The Crusader Newspaper Group

Vigil planned on December 4 to commemorate Black Panther murders

The family and supporters of the late Illinois Black Panther Party Chairman Fred Hampton will gather at the site of his execution on the 52nd anniversary of the leader’s assassination. A vigil will be held at 12:00 p.m. on December 4 at 2337 W. Monroe St. on the city’s West Side.

“We’re meeting at what we call ground zero to reaffirm our commitment to justice and calling out the contradictions,” said Chairman Fred Hampton, Jr. “We want to also encourage the community to join us in Maywood in a commemoration of my father’s life.”

Hampton Jr., who serves as head of the Black Panther Party Cubs and works on prison reform issues, also announced plans to lead a caravan to Stateville prison to take water to inmates. He has also led efforts to turn his father’s childhood home into a national museum and historic site.

“There are people who are being deprived of their basic human rights throughout Illinois’ prisons,” Hampton said. “At Stateville, we are taking a caravan there to bring bottled water to the incarcerated brothers down there— some of whom haven’t been given just liters to sip on per week. Meet us at ground zero with the water donations, and then join us December 7 in delivering it to the people.”

In 1969, the elder Hampton was a charismatic 21-year-old political and social justice activist when he was riddled with bullets in the early morning hours of December 4 during a raid ordered by the Cook County State’s Attorney’s Office carried out by the Chicago Police Department. Also killed was Mark Clark, a young Panther visiting from the Peoria chapter.

Their deaths were part of an orchestrated counterintelligence campaign to stop the “rise of a Black messiah.” COINTELPRO sought to dampen, disrupt, discredit, and stop mounting dissent by Blacks who had elevated the civil rights struggle in the wake of the assassination of Dr. Martin Luther King, Jr.

Hampton, who had retired to bed along with his pregnant wife Akua Njeri (Deborah Johnson) who was just days away from childbirth with their son, had unwittingly been drugged by an FBI/police informant posing as a Panther comrade. The murder caused outrage and shockwaves across the globe and cemented Chicago’s status as having one of the most corrupt and murderous police forces in the country.

Then-State’s Attorney Edward V. Hanrahan, who died in 2009, falsely asserted the raid on Hampton’s apartment started as a search for illegal weapons but that it escalated into a shoot-out resulting in the leader’s murder.

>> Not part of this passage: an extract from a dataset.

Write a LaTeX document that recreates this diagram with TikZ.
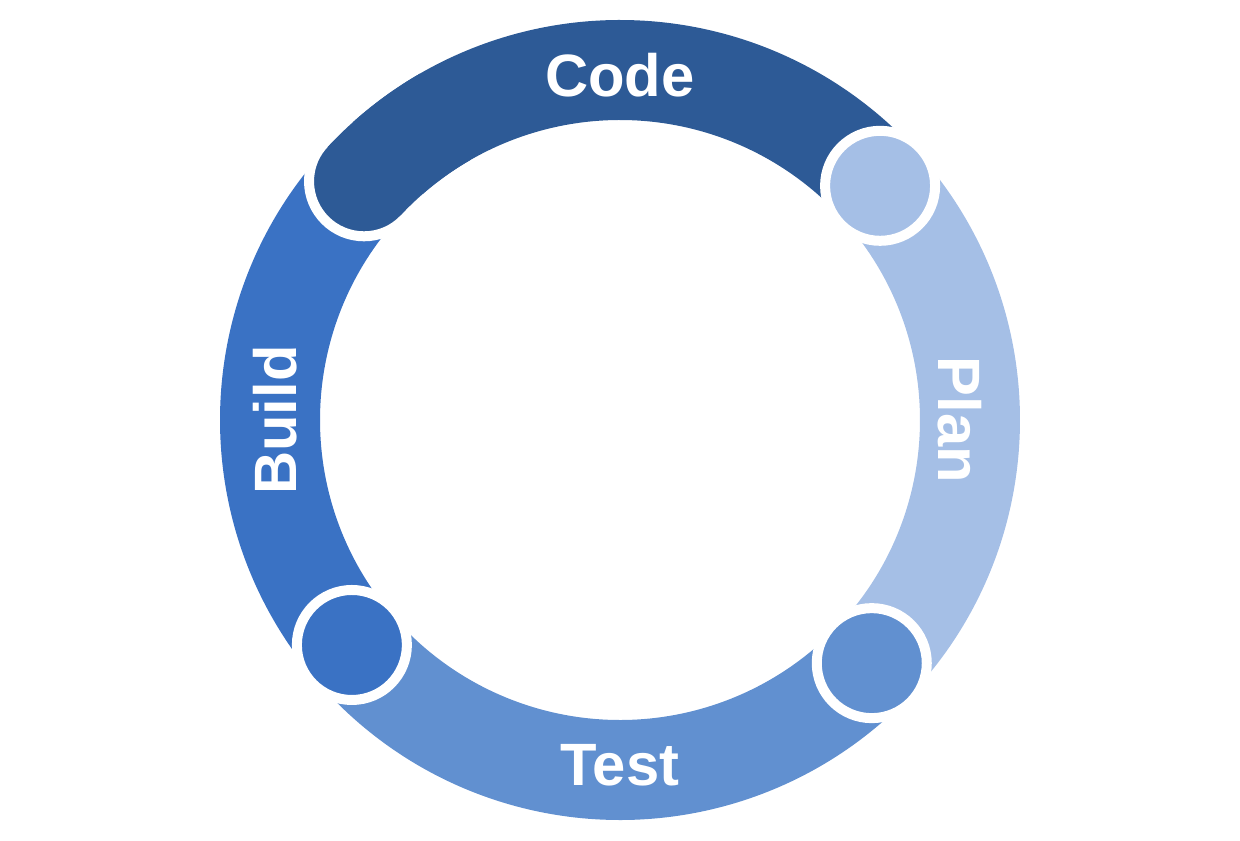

The case unraveled due to eyewitness accounts along with scientific evidence that indicated the police not only fired first but also shot Hampton while he was “asleep.”

The family subsequently sued and has spent a lifetime seeking justice and awareness for police brutality, crimes, and murder for countless people throughout the country. Last year, Hampton’s assassination was dramatized through the Oscar-winning film, “Judas and the Black Messiah.”